Exercise description:
Pictures within the data are to be left out; everything else must be reproduced exactly.

Information provided:
_ _ _ _
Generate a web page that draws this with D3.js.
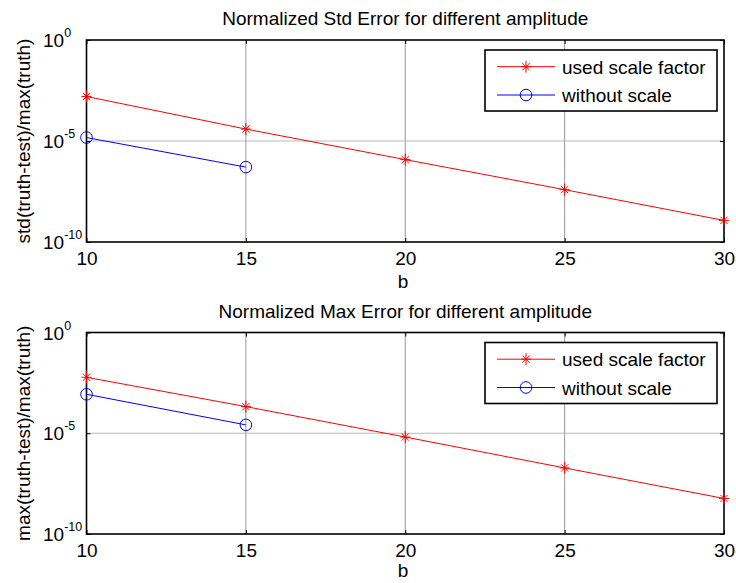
<!DOCTYPE html>
<html>
<head>
<meta charset="utf-8">
<script src="https://cdn.jsdelivr.net/npm/d3@7"></script>
<style>
html,body{margin:0;padding:0;background:#fff;}
svg{display:block;}
text{font-family:"Liberation Sans",Arial,Helvetica,sans-serif;fill:#000;}
</style>
</head>
<body>
<svg id="chart" width="736" height="583"></svg>
<script>
// ---- data ----
const bValues = [10, 15, 20, 25, 30];
const bWithout = [10, 15];
const stdScaled = [1.6e-3, 3.9e-5, 1.2e-6, 3.9e-8, 1.17e-9];
const stdWithout = [1.48e-5, 5.1e-7];
const maxScaled = [6.0e-3, 2.1e-4, 6.5e-6, 1.9e-7, 5.8e-9];
const maxWithout = [8.6e-4, 2.6e-5];
const xTicks = [10, 15, 20, 25, 30];
const yTicks = [1e-10, 1e-5, 1];
const yTickExp = ["-10", "-5", "0"];
const seriesNames = ["used scale factor", "without scale"];
const titles = ["Normalized Std Error for different amplitude", "Normalized Max Error for different amplitude"];
const yLabels = ["std(truth-test)/max(truth)", "max(truth-test)/max(truth)"];
const xLabel = "b";

const svg = d3.select("#chart");
const FS = 19;
const left = 86.5, right = 724;
const panels = [
  {top: 40, bottom: 242, scaled: stdScaled, without: stdWithout, title: titles[0], ylabel: yLabels[0], xlab: 288},
  {top: 332.5, bottom: 534, scaled: maxScaled, without: maxWithout, title: titles[1], ylabel: yLabels[1], xlab: 577}
];
const RED = "#ff0000", BLUE = "#0000ff";

function asterisk(g, cx, cy, r) {
  const p = g.append("g").attr("transform", `translate(${cx},${cy})`)
    .attr("stroke", RED).attr("stroke-width", 1).attr("fill", "none");
  p.append("line").attr("x1", -r).attr("x2", r).attr("y1", 0).attr("y2", 0);
  p.append("line").attr("x1", 0).attr("x2", 0).attr("y1", -r - 1).attr("y2", r + 1);
  const d = r * 0.72;
  p.append("line").attr("x1", -d).attr("x2", d).attr("y1", -d).attr("y2", d);
  p.append("line").attr("x1", -d).attr("x2", d).attr("y1", d).attr("y2", -d);
}
function circle(g, cx, cy, r) {
  g.append("circle").attr("cx", cx).attr("cy", cy).attr("r", r)
    .attr("fill", "none").attr("stroke", BLUE).attr("stroke-width", 1);
}

panels.forEach(pn => {
  const x = d3.scaleLinear().domain([10, 30]).range([left, right]);
  const y = d3.scaleLog().domain([1e-10, 1]).range([pn.bottom, pn.top]);
  const g = svg.append("g");

  // grid
  const grid = g.append("g");
  xTicks.slice(1, -1).forEach(t => {
    grid.append("line").attr("x1", x(t)).attr("x2", x(t)).attr("y1", pn.top).attr("y2", pn.bottom)
      .attr("stroke", "#6a6a6a").attr("stroke-width", 0.7);
  });
  yTicks.slice(1, -1).forEach(t => {
    grid.append("line").attr("x1", left).attr("x2", right).attr("y1", y(t)).attr("y2", y(t))
      .attr("stroke", "#a8a8a8").attr("stroke-width", 0.8);
  });

  // axes with inward ticks using d3 axes
  const tl = 4;
  const axB = g.append("g").attr("transform", `translate(0,${pn.bottom})`)
    .call(d3.axisBottom(x).tickValues(xTicks).tickSizeInner(-tl).tickSizeOuter(0).tickFormat(d3.format("d")));
  axB.selectAll("text").attr("font-size", FS).attr("dy", null).attr("y", 23)
    .style("font-family", "'Liberation Sans',Arial,sans-serif");
  const axT = g.append("g").attr("transform", `translate(0,${pn.top})`)
    .call(d3.axisTop(x).tickValues(xTicks).tickSizeInner(-tl).tickSizeOuter(0).tickFormat(""));
  const axL = g.append("g").attr("transform", `translate(${left},0)`)
    .call(d3.axisLeft(y).tickValues(yTicks).tickSizeInner(-tl).tickSizeOuter(0).tickFormat(""));
  const axR = g.append("g").attr("transform", `translate(${right},0)`)
    .call(d3.axisRight(y).tickValues(yTicks).tickSizeInner(-tl).tickSizeOuter(0).tickFormat(""));
  [axB, axT, axL, axR].forEach(a => {
    a.select(".domain").remove();
    a.selectAll(".tick line").attr("stroke", "#000").attr("stroke-width", 1);
  });

  // y tick labels 10^n
  yTicks.forEach((t, i) => {
    const tx = g.append("text").attr("x", 43).attr("y", y(t) + 7).attr("font-size", FS);
    tx.append("tspan").text("10");
    tx.append("tspan").attr("dy", -10).attr("font-size", 12.5).text(yTickExp[i]);
  });

  // frame
  g.append("rect").attr("x", left).attr("y", pn.top).attr("width", right - left).attr("height", pn.bottom - pn.top)
    .attr("fill", "none").attr("stroke", "#000").attr("stroke-width", 1.6);

  // series
  const line = d3.line().x(d => x(d[0])).y(d => y(d[1]));
  const sData = bValues.map((b, i) => [b, pn.scaled[i]]);
  const wData = bWithout.map((b, i) => [b, pn.without[i]]);
  g.append("path").datum(sData).attr("d", line).attr("fill", "none").attr("stroke", RED).attr("stroke-width", 1);
  g.append("path").datum(wData).attr("d", line).attr("fill", "none").attr("stroke", BLUE).attr("stroke-width", 1);
  sData.forEach(d => asterisk(g, x(d[0]), y(d[1]), 5));
  wData.forEach(d => circle(g, x(d[0]), y(d[1]), 5.8));

  // title
  g.append("text").attr("x", (left + right) / 2).attr("y", pn.top - 15).attr("text-anchor", "middle")
    .attr("font-size", FS).text(pn.title);
  // x label
  g.append("text").attr("x", 403).attr("y", pn.xlab).attr("text-anchor", "middle")
    .attr("font-size", FS).text(xLabel);
  // y label
  g.append("text").attr("transform", `translate(30,${(pn.top + pn.bottom) / 2}) rotate(-90)`)
    .attr("text-anchor", "middle").attr("font-size", FS).text(pn.ylabel);

  // legend
  const lx0 = 485, lx1 = 717, ly0 = pn.top + 10, ly1 = pn.top + 71;
  const lg = g.append("g");
  lg.append("rect").attr("x", lx0).attr("y", ly0).attr("width", lx1 - lx0).attr("height", ly1 - ly0)
    .attr("fill", "#fff").attr("stroke", "#000").attr("stroke-width", 1.6);
  const rows = [pn.top + 26.7, pn.top + 55];
  [RED, BLUE].forEach((c, i) => {
    lg.append("line").attr("x1", 497).attr("x2", 555).attr("y1", rows[i]).attr("y2", rows[i])
      .attr("stroke", c).attr("stroke-width", 1);
    if (i === 0) asterisk(lg, 526, rows[i], 5); else circle(lg, 526, rows[i], 5.8);
    lg.append("text").attr("x", 562).attr("y", rows[i] + 7).attr("font-size", FS).text(seriesNames[i]);
  });
});
</script>
</body>
</html>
_ _ _ _
Full response:
Generate a web page that draws this with D3.js.
<!DOCTYPE html>
<html>
<head>
<meta charset="utf-8">
<script src="https://cdn.jsdelivr.net/npm/d3@7"></script>
<style>
html,body{margin:0;padding:0;background:#fff;}
svg{display:block;}
text{font-family:"Liberation Sans",Arial,Helvetica,sans-serif;fill:#000;}
</style>
</head>
<body>
<svg id="chart" width="736" height="583"></svg>
<script>
// ---- data ----
const bValues = [10, 15, 20, 25, 30];
const bWithout = [10, 15];
const stdScaled = [1.6e-3, 3.9e-5, 1.2e-6, 3.9e-8, 1.17e-9];
const stdWithout = [1.48e-5, 5.1e-7];
const maxScaled = [6.0e-3, 2.1e-4, 6.5e-6, 1.9e-7, 5.8e-9];
const maxWithout = [8.6e-4, 2.6e-5];
const xTicks = [10, 15, 20, 25, 30];
const yTicks = [1e-10, 1e-5, 1];
const yTickExp = ["-10", "-5", "0"];
const seriesNames = ["used scale factor", "without scale"];
const titles = ["Normalized Std Error for different amplitude", "Normalized Max Error for different amplitude"];
const yLabels = ["std(truth-test)/max(truth)", "max(truth-test)/max(truth)"];
const xLabel = "b";

const svg = d3.select("#chart");
const FS = 19;
const left = 86.5, right = 724;
const panels = [
  {top: 40, bottom: 242, scaled: stdScaled, without: stdWithout, title: titles[0], ylabel: yLabels[0], xlab: 288},
  {top: 332.5, bottom: 534, scaled: maxScaled, without: maxWithout, title: titles[1], ylabel: yLabels[1], xlab: 577}
];
const RED = "#ff0000", BLUE = "#0000ff";

function asterisk(g, cx, cy, r) {
  const p = g.append("g").attr("transform", `translate(${cx},${cy})`)
    .attr("stroke", RED).attr("stroke-width", 1).attr("fill", "none");
  p.append("line").attr("x1", -r).attr("x2", r).attr("y1", 0).attr("y2", 0);
  p.append("line").attr("x1", 0).attr("x2", 0).attr("y1", -r - 1).attr("y2", r + 1);
  const d = r * 0.72;
  p.append("line").attr("x1", -d).attr("x2", d).attr("y1", -d).attr("y2", d);
  p.append("line").attr("x1", -d).attr("x2", d).attr("y1", d).attr("y2", -d);
}
function circle(g, cx, cy, r) {
  g.append("circle").attr("cx", cx).attr("cy", cy).attr("r", r)
    .attr("fill", "none").attr("stroke", BLUE).attr("stroke-width", 1);
}

panels.forEach(pn => {
  const x = d3.scaleLinear().domain([10, 30]).range([left, right]);
  const y = d3.scaleLog().domain([1e-10, 1]).range([pn.bottom, pn.top]);
  const g = svg.append("g");

  // grid
  const grid = g.append("g");
  xTicks.slice(1, -1).forEach(t => {
    grid.append("line").attr("x1", x(t)).attr("x2", x(t)).attr("y1", pn.top).attr("y2", pn.bottom)
      .attr("stroke", "#6a6a6a").attr("stroke-width", 0.7);
  });
  yTicks.slice(1, -1).forEach(t => {
    grid.append("line").attr("x1", left).attr("x2", right).attr("y1", y(t)).attr("y2", y(t))
      .attr("stroke", "#a8a8a8").attr("stroke-width", 0.8);
  });

  // axes with inward ticks using d3 axes
  const tl = 4;
  const axB = g.append("g").attr("transform", `translate(0,${pn.bottom})`)
    .call(d3.axisBottom(x).tickValues(xTicks).tickSizeInner(-tl).tickSizeOuter(0).tickFormat(d3.format("d")));
  axB.selectAll("text").attr("font-size", FS).attr("dy", null).attr("y", 23)
    .style("font-family", "'Liberation Sans',Arial,sans-serif");
  const axT = g.append("g").attr("transform", `translate(0,${pn.top})`)
    .call(d3.axisTop(x).tickValues(xTicks).tickSizeInner(-tl).tickSizeOuter(0).tickFormat(""));
  const axL = g.append("g").attr("transform", `translate(${left},0)`)
    .call(d3.axisLeft(y).tickValues(yTicks).tickSizeInner(-tl).tickSizeOuter(0).tickFormat(""));
  const axR = g.append("g").attr("transform", `translate(${right},0)`)
    .call(d3.axisRight(y).tickValues(yTicks).tickSizeInner(-tl).tickSizeOuter(0).tickFormat(""));
  [axB, axT, axL, axR].forEach(a => {
    a.select(".domain").remove();
    a.selectAll(".tick line").attr("stroke", "#000").attr("stroke-width", 1);
  });

  // y tick labels 10^n
  yTicks.forEach((t, i) => {
    const tx = g.append("text").attr("x", 43).attr("y", y(t) + 7).attr("font-size", FS);
    tx.append("tspan").text("10");
    tx.append("tspan").attr("dy", -10).attr("font-size", 12.5).text(yTickExp[i]);
  });

  // frame
  g.append("rect").attr("x", left).attr("y", pn.top).attr("width", right - left).attr("height", pn.bottom - pn.top)
    .attr("fill", "none").attr("stroke", "#000").attr("stroke-width", 1.6);

  // series
  const line = d3.line().x(d => x(d[0])).y(d => y(d[1]));
  const sData = bValues.map((b, i) => [b, pn.scaled[i]]);
  const wData = bWithout.map((b, i) => [b, pn.without[i]]);
  g.append("path").datum(sData).attr("d", line).attr("fill", "none").attr("stroke", RED).attr("stroke-width", 1);
  g.append("path").datum(wData).attr("d", line).attr("fill", "none").attr("stroke", BLUE).attr("stroke-width", 1);
  sData.forEach(d => asterisk(g, x(d[0]), y(d[1]), 5));
  wData.forEach(d => circle(g, x(d[0]), y(d[1]), 5.8));

  // title
  g.append("text").attr("x", (left + right) / 2).attr("y", pn.top - 15).attr("text-anchor", "middle")
    .attr("font-size", FS).text(pn.title);
  // x label
  g.append("text").attr("x", 403).attr("y", pn.xlab).attr("text-anchor", "middle")
    .attr("font-size", FS).text(xLabel);
  // y label
  g.append("text").attr("transform", `translate(30,${(pn.top + pn.bottom) / 2}) rotate(-90)`)
    .attr("text-anchor", "middle").attr("font-size", FS).text(pn.ylabel);

  // legend
  const lx0 = 485, lx1 = 717, ly0 = pn.top + 10, ly1 = pn.top + 71;
  const lg = g.append("g");
  lg.append("rect").attr("x", lx0).attr("y", ly0).attr("width", lx1 - lx0).attr("height", ly1 - ly0)
    .attr("fill", "#fff").attr("stroke", "#000").attr("stroke-width", 1.6);
  const rows = [pn.top + 26.7, pn.top + 55];
  [RED, BLUE].forEach((c, i) => {
    lg.append("line").attr("x1", 497).attr("x2", 555).attr("y1", rows[i]).attr("y2", rows[i])
      .attr("stroke", c).attr("stroke-width", 1);
    if (i === 0) asterisk(lg, 526, rows[i], 5); else circle(lg, 526, rows[i], 5.8);
    lg.append("text").attr("x", 562).attr("y", rows[i] + 7).attr("font-size", FS).text(seriesNames[i]);
  });
});
</script>
</body>
</html>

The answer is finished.